Granted, in the era when Slate was working, the sciences of aerodynamics and fluid dynamics were still very immature, so it's not surprising that concepts which seem obvious to engineers today were relatively unknown then. Slate had shown his knowlegebility over the years for engineering refridgeration concepts (besides the commercial dry ice manufacturing process, Slate held numerous patents for refridgeration-related inventions), and while these deal in manipulating fluid pressures, he certainly does not seem to have had any formal training or professional experience in aerodynamics.

Thus, it seems that Slate made some fundamental mistakes in his understanding of airflow, thinking that the blower would produce a "solid sheet" of air that would produce the pressure drops and the cushioning effects that he imagined. With the impeller completely unducted, all that would be produced in front of it would have been turbulent, circular airflow as the output swirled around and compensated for any low pressure that might be present from air being pulled into the fan.
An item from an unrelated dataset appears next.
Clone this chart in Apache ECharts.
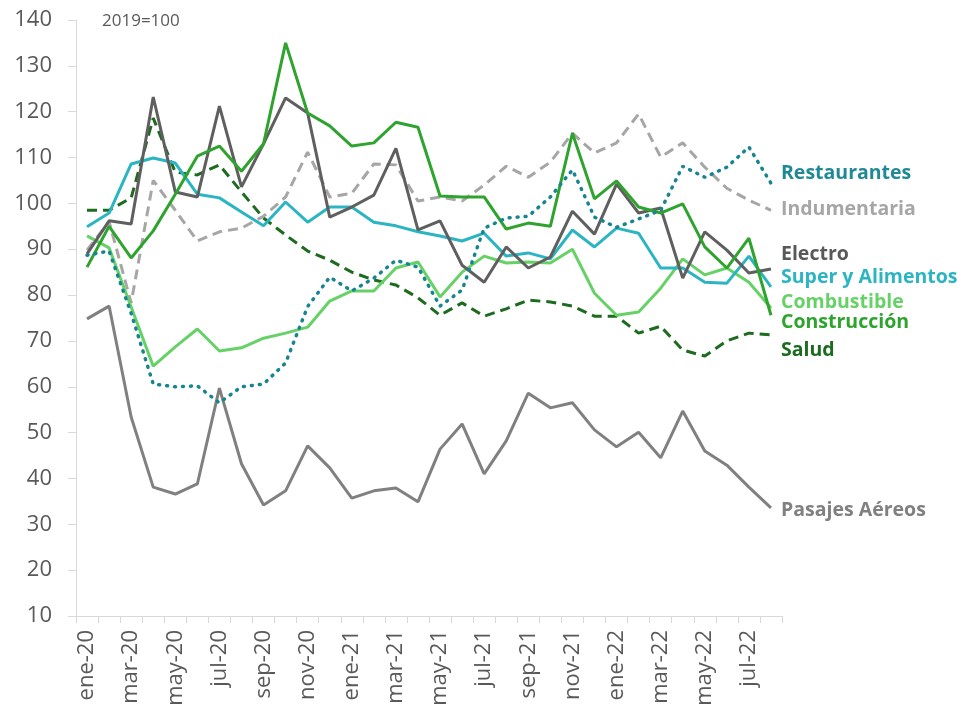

In addition, Slate never seemed to account for the turbulent interaction between his supposed sheet of air and the ambient air, an interaction that would all but eliminate any flow all the way to the widest part of the hull, much less all the way to the tail. Finally, while the concept of laminar flow hadn't been enumerated in Slate's time, the hull of the ship, with protruding-head rivets, would not have been conducive to the laminar flow needed to produce the kind of pressure differences that Slate imagined.

In a way, then, the structural failure due to the faulty valves was a really a blessing in disguise, as it saved Slate from the embarrassment of the ship making lots of noise but going nowhere, and publicly finding out that the propulsion concept was a complete dud.